■ **Exercise**:
Locate the string "matplotlib" in the listing below. Copy every line where it is found.

=== Record list ===

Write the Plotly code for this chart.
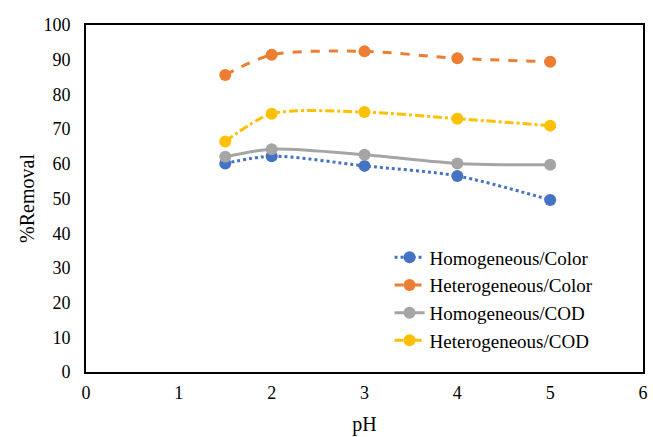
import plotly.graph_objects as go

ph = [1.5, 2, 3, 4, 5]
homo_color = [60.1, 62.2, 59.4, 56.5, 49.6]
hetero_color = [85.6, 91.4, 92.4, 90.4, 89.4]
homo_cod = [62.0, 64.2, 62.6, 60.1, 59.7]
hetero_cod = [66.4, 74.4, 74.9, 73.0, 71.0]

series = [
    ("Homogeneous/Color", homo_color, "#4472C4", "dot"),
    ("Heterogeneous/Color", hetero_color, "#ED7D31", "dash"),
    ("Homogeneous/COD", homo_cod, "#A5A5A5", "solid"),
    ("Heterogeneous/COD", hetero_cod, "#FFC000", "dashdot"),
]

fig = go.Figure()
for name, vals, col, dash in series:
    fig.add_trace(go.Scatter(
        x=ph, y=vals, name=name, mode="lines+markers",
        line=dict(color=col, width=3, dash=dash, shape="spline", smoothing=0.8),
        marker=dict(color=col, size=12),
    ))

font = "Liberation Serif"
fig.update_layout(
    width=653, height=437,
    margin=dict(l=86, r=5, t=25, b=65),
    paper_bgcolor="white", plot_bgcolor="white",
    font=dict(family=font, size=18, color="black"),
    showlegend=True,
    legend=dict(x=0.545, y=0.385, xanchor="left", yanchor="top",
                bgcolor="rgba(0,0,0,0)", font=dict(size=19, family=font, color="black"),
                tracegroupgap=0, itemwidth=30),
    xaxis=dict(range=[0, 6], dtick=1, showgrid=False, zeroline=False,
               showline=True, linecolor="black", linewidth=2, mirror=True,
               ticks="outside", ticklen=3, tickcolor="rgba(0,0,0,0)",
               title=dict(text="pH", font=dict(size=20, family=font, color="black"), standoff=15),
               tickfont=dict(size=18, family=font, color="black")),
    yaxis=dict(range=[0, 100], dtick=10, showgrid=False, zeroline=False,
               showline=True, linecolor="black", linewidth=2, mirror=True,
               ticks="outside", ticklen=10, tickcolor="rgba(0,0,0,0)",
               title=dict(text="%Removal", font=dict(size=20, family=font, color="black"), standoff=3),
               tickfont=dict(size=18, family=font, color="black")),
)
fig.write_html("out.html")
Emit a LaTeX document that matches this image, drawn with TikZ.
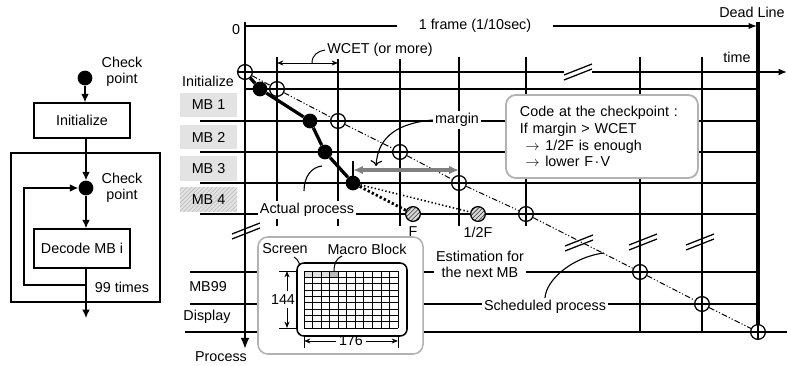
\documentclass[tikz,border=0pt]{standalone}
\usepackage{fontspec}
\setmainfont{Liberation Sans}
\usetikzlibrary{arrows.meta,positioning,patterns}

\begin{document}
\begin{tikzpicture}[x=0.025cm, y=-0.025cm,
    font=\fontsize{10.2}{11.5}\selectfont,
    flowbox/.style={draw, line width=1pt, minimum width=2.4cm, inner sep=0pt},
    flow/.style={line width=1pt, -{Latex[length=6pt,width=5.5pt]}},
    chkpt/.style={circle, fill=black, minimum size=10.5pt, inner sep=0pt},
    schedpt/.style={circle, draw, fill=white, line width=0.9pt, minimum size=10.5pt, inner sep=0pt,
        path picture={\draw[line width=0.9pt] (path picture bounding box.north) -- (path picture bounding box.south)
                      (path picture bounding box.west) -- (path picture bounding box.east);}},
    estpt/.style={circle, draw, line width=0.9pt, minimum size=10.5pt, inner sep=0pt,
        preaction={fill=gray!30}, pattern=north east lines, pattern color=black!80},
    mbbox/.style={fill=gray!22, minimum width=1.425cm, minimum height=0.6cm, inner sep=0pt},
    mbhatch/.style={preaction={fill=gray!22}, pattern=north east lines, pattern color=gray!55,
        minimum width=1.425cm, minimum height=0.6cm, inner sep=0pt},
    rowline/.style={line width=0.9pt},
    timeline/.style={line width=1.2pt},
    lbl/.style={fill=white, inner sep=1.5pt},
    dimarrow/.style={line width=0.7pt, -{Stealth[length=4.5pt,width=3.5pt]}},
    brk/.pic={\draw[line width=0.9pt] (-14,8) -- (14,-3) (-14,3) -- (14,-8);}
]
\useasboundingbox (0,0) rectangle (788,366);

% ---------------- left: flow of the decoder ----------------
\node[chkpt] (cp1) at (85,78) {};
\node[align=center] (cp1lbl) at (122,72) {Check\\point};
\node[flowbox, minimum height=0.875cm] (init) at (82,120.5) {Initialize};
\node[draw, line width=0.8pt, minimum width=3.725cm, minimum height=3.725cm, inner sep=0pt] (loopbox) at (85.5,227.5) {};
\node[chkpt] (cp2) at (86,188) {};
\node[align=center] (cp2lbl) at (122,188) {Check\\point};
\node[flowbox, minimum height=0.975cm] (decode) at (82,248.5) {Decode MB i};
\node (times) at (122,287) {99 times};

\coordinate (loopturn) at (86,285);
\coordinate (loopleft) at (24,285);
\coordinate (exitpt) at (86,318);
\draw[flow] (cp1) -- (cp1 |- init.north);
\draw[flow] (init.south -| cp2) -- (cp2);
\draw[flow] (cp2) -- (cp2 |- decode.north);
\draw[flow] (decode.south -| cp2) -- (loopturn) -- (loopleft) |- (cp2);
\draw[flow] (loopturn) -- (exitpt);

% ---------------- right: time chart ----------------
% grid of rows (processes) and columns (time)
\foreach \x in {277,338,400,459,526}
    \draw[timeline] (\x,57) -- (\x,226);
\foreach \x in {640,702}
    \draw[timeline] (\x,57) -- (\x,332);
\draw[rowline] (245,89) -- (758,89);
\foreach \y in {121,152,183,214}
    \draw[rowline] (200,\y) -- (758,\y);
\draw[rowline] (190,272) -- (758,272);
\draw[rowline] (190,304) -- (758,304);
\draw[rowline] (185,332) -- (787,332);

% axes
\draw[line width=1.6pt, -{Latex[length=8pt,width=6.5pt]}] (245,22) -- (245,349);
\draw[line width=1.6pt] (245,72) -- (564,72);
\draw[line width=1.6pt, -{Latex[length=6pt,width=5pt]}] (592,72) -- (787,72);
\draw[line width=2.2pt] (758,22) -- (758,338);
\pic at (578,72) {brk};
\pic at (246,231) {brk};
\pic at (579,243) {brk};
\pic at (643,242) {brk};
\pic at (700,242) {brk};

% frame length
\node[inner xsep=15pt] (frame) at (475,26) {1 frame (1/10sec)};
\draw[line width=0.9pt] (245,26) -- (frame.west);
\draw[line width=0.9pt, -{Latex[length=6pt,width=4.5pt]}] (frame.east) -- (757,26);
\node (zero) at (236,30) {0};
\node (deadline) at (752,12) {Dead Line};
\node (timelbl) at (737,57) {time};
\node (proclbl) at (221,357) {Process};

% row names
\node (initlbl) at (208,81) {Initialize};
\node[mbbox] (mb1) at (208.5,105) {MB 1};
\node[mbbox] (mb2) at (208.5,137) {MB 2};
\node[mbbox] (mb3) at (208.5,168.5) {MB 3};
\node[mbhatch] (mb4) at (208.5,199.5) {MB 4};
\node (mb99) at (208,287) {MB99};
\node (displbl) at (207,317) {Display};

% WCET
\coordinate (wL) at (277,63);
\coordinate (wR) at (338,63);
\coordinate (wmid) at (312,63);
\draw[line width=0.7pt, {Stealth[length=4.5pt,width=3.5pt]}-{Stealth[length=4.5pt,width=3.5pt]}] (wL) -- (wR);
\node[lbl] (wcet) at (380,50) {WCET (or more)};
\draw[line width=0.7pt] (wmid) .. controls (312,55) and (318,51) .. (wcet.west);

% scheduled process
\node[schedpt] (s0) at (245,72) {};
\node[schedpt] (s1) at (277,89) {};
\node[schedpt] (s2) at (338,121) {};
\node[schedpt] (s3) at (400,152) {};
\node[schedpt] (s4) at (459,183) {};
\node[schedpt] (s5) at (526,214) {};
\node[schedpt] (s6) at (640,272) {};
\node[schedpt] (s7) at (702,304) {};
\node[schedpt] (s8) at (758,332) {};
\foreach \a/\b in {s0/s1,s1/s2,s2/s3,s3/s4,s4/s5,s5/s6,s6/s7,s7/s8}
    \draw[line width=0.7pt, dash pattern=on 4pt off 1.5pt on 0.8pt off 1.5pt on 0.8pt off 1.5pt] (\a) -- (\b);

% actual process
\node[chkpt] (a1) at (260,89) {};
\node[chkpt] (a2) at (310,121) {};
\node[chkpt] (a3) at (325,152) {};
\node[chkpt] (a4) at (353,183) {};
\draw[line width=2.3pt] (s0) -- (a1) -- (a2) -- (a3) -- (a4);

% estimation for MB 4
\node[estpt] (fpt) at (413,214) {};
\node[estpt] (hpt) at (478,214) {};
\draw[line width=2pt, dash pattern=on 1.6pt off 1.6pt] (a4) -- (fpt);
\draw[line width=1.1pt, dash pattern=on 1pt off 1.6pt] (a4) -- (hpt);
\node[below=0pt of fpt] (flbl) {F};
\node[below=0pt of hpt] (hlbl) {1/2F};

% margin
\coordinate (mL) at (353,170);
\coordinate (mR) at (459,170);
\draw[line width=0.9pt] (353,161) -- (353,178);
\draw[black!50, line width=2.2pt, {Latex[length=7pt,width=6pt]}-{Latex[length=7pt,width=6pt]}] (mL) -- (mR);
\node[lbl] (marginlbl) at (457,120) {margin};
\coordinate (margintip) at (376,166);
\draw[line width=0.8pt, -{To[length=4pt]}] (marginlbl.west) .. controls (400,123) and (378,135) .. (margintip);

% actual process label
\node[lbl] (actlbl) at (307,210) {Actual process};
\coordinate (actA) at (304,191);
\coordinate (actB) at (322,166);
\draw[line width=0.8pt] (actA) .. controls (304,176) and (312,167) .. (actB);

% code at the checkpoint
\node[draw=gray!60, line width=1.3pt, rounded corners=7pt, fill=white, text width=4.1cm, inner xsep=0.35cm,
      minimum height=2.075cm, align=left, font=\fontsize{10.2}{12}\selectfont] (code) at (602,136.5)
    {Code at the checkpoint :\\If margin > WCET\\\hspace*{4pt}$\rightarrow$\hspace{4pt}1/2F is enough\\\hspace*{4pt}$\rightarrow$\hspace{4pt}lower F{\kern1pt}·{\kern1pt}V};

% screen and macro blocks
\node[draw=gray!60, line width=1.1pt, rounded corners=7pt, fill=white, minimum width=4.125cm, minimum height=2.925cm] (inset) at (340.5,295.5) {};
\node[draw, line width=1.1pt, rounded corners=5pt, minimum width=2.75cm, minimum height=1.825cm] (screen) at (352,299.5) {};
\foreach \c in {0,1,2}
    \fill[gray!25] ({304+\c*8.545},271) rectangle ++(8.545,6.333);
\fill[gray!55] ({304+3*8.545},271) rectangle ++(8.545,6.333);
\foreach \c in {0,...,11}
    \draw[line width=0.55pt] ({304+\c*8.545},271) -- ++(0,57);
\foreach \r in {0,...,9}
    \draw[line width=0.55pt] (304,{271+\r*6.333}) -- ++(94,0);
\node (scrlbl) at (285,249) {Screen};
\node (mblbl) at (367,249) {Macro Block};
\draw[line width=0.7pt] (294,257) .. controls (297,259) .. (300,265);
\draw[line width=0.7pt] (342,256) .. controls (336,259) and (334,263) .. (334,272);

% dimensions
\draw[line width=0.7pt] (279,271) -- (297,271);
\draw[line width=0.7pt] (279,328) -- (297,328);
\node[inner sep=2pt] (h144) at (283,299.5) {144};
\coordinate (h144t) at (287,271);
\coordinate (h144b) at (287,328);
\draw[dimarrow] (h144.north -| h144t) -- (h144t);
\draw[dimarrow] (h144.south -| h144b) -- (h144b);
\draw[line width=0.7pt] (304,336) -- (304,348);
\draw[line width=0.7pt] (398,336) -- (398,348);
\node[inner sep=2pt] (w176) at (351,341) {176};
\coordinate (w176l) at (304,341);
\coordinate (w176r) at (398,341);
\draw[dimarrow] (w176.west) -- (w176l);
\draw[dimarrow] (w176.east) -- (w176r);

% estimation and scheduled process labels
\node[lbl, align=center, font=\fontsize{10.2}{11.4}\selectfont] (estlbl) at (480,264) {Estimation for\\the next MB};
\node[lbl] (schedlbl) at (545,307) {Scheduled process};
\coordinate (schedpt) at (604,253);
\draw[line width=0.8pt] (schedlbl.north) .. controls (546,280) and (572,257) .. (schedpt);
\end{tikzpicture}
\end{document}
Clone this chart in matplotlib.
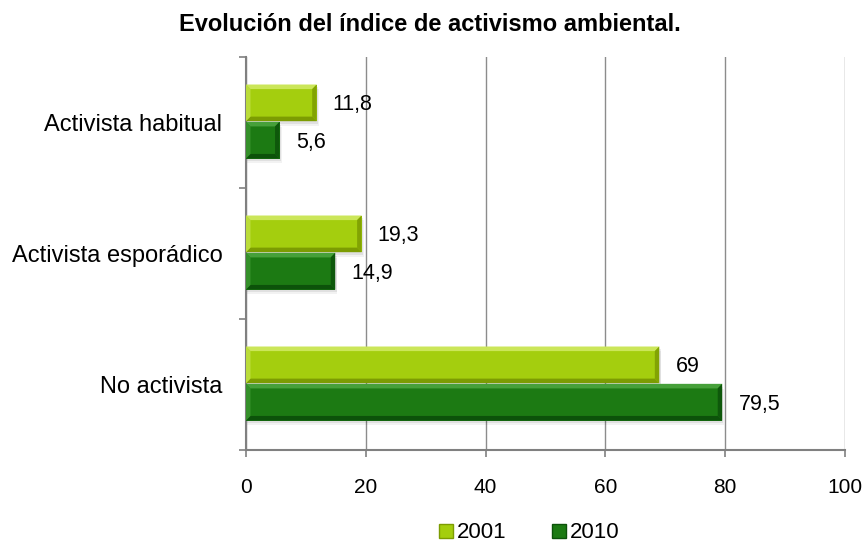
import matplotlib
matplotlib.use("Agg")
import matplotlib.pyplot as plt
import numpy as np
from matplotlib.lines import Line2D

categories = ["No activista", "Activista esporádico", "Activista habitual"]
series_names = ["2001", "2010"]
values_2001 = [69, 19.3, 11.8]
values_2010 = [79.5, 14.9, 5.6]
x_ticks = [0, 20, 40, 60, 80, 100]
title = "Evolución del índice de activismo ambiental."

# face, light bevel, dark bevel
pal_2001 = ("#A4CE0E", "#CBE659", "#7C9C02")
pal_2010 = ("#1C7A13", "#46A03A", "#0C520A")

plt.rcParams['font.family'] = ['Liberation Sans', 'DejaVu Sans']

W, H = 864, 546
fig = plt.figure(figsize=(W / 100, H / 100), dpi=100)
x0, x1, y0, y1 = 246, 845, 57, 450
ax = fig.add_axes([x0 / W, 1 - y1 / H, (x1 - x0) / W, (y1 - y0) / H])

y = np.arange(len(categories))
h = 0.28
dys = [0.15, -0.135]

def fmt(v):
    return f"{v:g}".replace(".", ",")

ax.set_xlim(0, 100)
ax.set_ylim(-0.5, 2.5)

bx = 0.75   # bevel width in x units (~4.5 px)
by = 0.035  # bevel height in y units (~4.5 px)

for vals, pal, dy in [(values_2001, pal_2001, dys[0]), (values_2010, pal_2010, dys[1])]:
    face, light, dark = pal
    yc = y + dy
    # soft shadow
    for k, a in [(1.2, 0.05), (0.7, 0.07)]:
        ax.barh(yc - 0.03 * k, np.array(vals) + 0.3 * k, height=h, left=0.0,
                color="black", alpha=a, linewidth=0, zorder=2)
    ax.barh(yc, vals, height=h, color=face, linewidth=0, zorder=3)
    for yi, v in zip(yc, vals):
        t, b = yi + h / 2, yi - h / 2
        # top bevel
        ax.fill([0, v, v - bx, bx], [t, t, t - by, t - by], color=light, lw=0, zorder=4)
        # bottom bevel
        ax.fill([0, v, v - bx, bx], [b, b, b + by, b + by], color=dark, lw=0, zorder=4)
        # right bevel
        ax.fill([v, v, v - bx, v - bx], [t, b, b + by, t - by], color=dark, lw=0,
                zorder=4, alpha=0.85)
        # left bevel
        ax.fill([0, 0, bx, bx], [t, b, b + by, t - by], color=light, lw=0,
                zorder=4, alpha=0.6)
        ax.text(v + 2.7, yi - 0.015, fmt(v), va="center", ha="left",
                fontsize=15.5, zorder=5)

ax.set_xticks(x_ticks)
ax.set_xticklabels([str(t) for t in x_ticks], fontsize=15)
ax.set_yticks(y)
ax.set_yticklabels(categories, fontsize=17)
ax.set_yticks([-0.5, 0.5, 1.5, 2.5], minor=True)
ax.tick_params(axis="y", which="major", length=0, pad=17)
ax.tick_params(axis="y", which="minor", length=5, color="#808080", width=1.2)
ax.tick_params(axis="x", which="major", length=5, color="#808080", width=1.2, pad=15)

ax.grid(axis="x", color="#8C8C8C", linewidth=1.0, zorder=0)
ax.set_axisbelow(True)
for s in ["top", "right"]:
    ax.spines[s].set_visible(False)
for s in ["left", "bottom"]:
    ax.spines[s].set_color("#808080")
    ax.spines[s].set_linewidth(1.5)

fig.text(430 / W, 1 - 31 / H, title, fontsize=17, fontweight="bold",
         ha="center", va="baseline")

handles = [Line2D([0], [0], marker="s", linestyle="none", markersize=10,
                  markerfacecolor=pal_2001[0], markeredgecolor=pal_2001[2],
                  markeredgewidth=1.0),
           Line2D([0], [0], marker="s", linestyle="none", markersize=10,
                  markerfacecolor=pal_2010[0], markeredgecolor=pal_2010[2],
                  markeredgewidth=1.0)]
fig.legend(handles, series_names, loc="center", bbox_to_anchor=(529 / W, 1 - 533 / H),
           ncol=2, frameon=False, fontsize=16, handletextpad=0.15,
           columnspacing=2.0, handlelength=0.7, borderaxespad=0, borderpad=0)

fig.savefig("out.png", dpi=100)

===

■ **Output for this task**:
Clone this chart in matplotlib.
import matplotlib
matplotlib.use("Agg")
import matplotlib.pyplot as plt
from matplotlib.lines import Line2D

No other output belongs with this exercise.